** START **

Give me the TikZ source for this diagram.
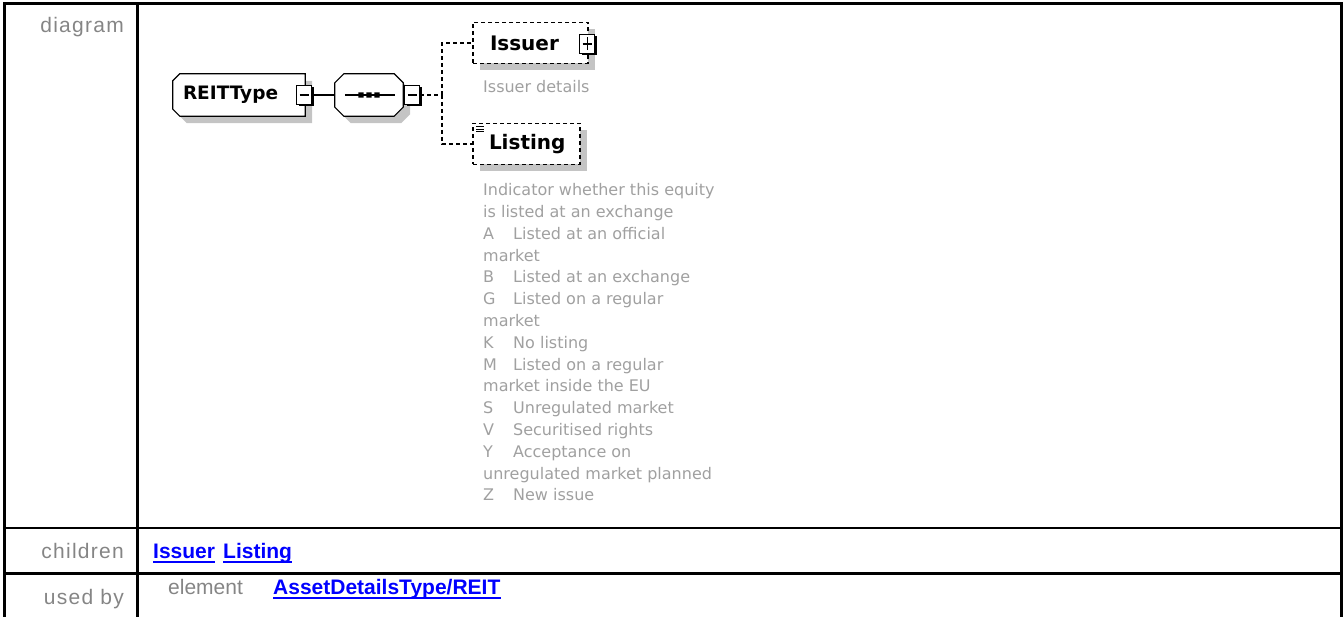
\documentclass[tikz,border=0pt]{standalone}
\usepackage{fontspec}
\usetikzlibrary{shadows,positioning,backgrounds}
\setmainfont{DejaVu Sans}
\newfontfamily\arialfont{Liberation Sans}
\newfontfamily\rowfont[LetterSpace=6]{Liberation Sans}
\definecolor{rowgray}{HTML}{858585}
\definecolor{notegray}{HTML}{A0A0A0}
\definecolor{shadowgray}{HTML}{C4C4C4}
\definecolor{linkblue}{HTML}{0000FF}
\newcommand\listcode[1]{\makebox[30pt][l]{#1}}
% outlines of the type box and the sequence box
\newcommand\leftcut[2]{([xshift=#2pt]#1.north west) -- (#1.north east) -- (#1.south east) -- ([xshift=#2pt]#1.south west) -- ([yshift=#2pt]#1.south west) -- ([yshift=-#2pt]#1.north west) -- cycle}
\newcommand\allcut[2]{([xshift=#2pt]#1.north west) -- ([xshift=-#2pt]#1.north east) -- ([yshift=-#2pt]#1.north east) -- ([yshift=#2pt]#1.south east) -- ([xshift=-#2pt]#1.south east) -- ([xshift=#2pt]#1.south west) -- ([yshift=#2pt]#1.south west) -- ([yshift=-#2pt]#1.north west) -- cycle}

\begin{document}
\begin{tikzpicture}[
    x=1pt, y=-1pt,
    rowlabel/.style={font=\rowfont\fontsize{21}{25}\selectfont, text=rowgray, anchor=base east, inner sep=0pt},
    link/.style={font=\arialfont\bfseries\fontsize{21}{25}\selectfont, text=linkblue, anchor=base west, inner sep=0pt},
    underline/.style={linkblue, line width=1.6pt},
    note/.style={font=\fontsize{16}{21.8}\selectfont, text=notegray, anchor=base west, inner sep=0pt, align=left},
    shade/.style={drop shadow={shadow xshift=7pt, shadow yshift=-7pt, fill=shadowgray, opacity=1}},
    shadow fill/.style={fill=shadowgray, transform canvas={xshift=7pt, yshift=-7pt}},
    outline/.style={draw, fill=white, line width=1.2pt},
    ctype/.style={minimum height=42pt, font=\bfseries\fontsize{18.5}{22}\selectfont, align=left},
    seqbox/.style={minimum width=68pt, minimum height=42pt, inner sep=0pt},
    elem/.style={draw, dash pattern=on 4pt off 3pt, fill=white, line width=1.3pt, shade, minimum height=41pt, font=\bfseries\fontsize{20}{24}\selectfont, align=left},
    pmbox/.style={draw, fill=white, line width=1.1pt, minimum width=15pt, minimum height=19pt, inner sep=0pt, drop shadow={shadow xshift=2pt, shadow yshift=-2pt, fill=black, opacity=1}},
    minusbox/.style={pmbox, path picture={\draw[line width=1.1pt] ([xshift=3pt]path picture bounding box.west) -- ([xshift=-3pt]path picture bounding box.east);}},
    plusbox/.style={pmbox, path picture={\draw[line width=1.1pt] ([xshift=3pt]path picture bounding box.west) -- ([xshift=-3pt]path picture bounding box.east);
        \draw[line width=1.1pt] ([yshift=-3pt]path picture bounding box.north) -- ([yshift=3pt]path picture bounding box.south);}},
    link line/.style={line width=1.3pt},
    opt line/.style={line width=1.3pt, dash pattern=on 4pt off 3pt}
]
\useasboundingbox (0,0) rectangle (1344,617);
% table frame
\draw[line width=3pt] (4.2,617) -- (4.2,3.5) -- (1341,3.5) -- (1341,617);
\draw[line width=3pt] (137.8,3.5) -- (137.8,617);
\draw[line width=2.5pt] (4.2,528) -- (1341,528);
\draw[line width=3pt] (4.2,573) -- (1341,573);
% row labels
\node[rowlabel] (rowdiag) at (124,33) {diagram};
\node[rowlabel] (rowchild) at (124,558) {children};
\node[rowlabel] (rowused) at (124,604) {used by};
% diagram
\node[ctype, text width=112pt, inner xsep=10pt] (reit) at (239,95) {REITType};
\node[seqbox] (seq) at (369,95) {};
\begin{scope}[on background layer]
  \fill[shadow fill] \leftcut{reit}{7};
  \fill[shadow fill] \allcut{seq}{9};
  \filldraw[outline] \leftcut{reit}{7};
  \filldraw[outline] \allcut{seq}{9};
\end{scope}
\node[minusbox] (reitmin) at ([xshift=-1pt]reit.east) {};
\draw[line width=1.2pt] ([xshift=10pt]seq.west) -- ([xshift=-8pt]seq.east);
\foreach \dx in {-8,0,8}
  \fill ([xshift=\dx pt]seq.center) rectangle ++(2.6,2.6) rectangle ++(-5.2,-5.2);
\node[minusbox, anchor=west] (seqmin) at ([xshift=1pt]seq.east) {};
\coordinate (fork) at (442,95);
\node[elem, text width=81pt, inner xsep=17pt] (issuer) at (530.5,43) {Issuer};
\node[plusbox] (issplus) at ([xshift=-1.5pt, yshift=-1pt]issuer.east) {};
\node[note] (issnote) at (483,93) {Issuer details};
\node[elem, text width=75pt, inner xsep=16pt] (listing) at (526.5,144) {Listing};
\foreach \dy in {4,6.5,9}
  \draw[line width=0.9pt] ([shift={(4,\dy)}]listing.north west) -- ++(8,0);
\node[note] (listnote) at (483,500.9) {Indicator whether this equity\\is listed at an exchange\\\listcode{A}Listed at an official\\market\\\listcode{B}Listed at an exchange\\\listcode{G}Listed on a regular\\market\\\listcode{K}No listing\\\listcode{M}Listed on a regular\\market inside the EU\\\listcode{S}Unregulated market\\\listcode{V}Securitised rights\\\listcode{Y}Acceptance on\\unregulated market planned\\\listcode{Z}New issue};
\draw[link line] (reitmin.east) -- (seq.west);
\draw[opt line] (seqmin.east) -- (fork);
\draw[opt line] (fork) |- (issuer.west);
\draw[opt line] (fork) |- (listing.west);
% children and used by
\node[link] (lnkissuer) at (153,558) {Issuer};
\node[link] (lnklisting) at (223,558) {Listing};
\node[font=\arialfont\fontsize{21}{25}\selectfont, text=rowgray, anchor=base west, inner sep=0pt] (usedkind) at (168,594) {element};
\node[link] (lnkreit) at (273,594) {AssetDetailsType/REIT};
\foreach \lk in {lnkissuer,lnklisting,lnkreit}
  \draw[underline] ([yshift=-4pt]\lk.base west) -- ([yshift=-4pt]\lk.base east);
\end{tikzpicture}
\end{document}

** END **

* _What you are asked to do_: Every line of text is to be repeated exactly; pictures are left out.

* _Response_:
Give me the TikZ source for this diagram.
\documentclass[tikz,border=0pt]{standalone}
\usepackage{fontspec}
\usetikzlibrary{shadows,positioning,backgrounds}
\setmainfont{DejaVu Sans}
\newfontfamily\arialfont{Liberation Sans}
\newfontfamily\rowfont[LetterSpace=6]{Liberation Sans}
\definecolor{rowgray}{HTML}{858585}
\definecolor{notegray}{HTML}{A0A0A0}
\definecolor{shadowgray}{HTML}{C4C4C4}
\definecolor{linkblue}{HTML}{0000FF}
\newcommand\listcode[1]{\makebox[30pt][l]{#1}}
% outlines of the type box and the sequence box
\newcommand\leftcut[2]{([xshift=#2pt]#1.north west) -- (#1.north east) -- (#1.south east) -- ([xshift=#2pt]#1.south west) -- ([yshift=#2pt]#1.south west) -- ([yshift=-#2pt]#1.north west) -- cycle}
\newcommand\allcut[2]{([xshift=#2pt]#1.north west) -- ([xshift=-#2pt]#1.north east) -- ([yshift=-#2pt]#1.north east) -- ([yshift=#2pt]#1.south east) -- ([xshift=-#2pt]#1.south east) -- ([xshift=#2pt]#1.south west) -- ([yshift=#2pt]#1.south west) -- ([yshift=-#2pt]#1.north west) -- cycle}

\begin{document}
\begin{tikzpicture}[
    x=1pt, y=-1pt,
    rowlabel/.style={font=\rowfont\fontsize{21}{25}\selectfont, text=rowgray, anchor=base east, inner sep=0pt},
    link/.style={font=\arialfont\bfseries\fontsize{21}{25}\selectfont, text=linkblue, anchor=base west, inner sep=0pt},
    underline/.style={linkblue, line width=1.6pt},
    note/.style={font=\fontsize{16}{21.8}\selectfont, text=notegray, anchor=base west, inner sep=0pt, align=left},
    shade/.style={drop shadow={shadow xshift=7pt, shadow yshift=-7pt, fill=shadowgray, opacity=1}},
    shadow fill/.style={fill=shadowgray, transform canvas={xshift=7pt, yshift=-7pt}},
    outline/.style={draw, fill=white, line width=1.2pt},
    ctype/.style={minimum height=42pt, font=\bfseries\fontsize{18.5}{22}\selectfont, align=left},
    seqbox/.style={minimum width=68pt, minimum height=42pt, inner sep=0pt},
    elem/.style={draw, dash pattern=on 4pt off 3pt, fill=white, line width=1.3pt, shade, minimum height=41pt, font=\bfseries\fontsize{20}{24}\selectfont, align=left},
    pmbox/.style={draw, fill=white, line width=1.1pt, minimum width=15pt, minimum height=19pt, inner sep=0pt, drop shadow={shadow xshift=2pt, shadow yshift=-2pt, fill=black, opacity=1}},
    minusbox/.style={pmbox, path picture={\draw[line width=1.1pt] ([xshift=3pt]path picture bounding box.west) -- ([xshift=-3pt]path picture bounding box.east);}},
    plusbox/.style={pmbox, path picture={\draw[line width=1.1pt] ([xshift=3pt]path picture bounding box.west) -- ([xshift=-3pt]path picture bounding box.east);
        \draw[line width=1.1pt] ([yshift=-3pt]path picture bounding box.north) -- ([yshift=3pt]path picture bounding box.south);}},
    link line/.style={line width=1.3pt},
    opt line/.style={line width=1.3pt, dash pattern=on 4pt off 3pt}
]
\useasboundingbox (0,0) rectangle (1344,617);
% table frame
\draw[line width=3pt] (4.2,617) -- (4.2,3.5) -- (1341,3.5) -- (1341,617);
\draw[line width=3pt] (137.8,3.5) -- (137.8,617);
\draw[line width=2.5pt] (4.2,528) -- (1341,528);
\draw[line width=3pt] (4.2,573) -- (1341,573);
% row labels
\node[rowlabel] (rowdiag) at (124,33) {diagram};
\node[rowlabel] (rowchild) at (124,558) {children};
\node[rowlabel] (rowused) at (124,604) {used by};
% diagram
\node[ctype, text width=112pt, inner xsep=10pt] (reit) at (239,95) {REITType};
\node[seqbox] (seq) at (369,95) {};
\begin{scope}[on background layer]
  \fill[shadow fill] \leftcut{reit}{7};
  \fill[shadow fill] \allcut{seq}{9};
  \filldraw[outline] \leftcut{reit}{7};
  \filldraw[outline] \allcut{seq}{9};
\end{scope}
\node[minusbox] (reitmin) at ([xshift=-1pt]reit.east) {};
\draw[line width=1.2pt] ([xshift=10pt]seq.west) -- ([xshift=-8pt]seq.east);
\foreach \dx in {-8,0,8}
  \fill ([xshift=\dx pt]seq.center) rectangle ++(2.6,2.6) rectangle ++(-5.2,-5.2);
\node[minusbox, anchor=west] (seqmin) at ([xshift=1pt]seq.east) {};
\coordinate (fork) at (442,95);
\node[elem, text width=81pt, inner xsep=17pt] (issuer) at (530.5,43) {Issuer};
\node[plusbox] (issplus) at ([xshift=-1.5pt, yshift=-1pt]issuer.east) {};
\node[note] (issnote) at (483,93) {Issuer details};
\node[elem, text width=75pt, inner xsep=16pt] (listing) at (526.5,144) {Listing};
\foreach \dy in {4,6.5,9}
  \draw[line width=0.9pt] ([shift={(4,\dy)}]listing.north west) -- ++(8,0);
\node[note] (listnote) at (483,500.9) {Indicator whether this equity\\is listed at an exchange\\\listcode{A}Listed at an official\\market\\\listcode{B}Listed at an exchange\\\listcode{G}Listed on a regular\\market\\\listcode{K}No listing\\\listcode{M}Listed on a regular\\market inside the EU\\\listcode{S}Unregulated market\\\listcode{V}Securitised rights\\\listcode{Y}Acceptance on\\unregulated market planned\\\listcode{Z}New issue};
\draw[link line] (reitmin.east) -- (seq.west);
\draw[opt line] (seqmin.east) -- (fork);
\draw[opt line] (fork) |- (issuer.west);
\draw[opt line] (fork) |- (listing.west);
% children and used by
\node[link] (lnkissuer) at (153,558) {Issuer};
\node[link] (lnklisting) at (223,558) {Listing};
\node[font=\arialfont\fontsize{21}{25}\selectfont, text=rowgray, anchor=base west, inner sep=0pt] (usedkind) at (168,594) {element};
\node[link] (lnkreit) at (273,594) {AssetDetailsType/REIT};
\foreach \lk in {lnkissuer,lnklisting,lnkreit}
  \draw[underline] ([yshift=-4pt]\lk.base west) -- ([yshift=-4pt]\lk.base east);
\end{tikzpicture}
\end{document}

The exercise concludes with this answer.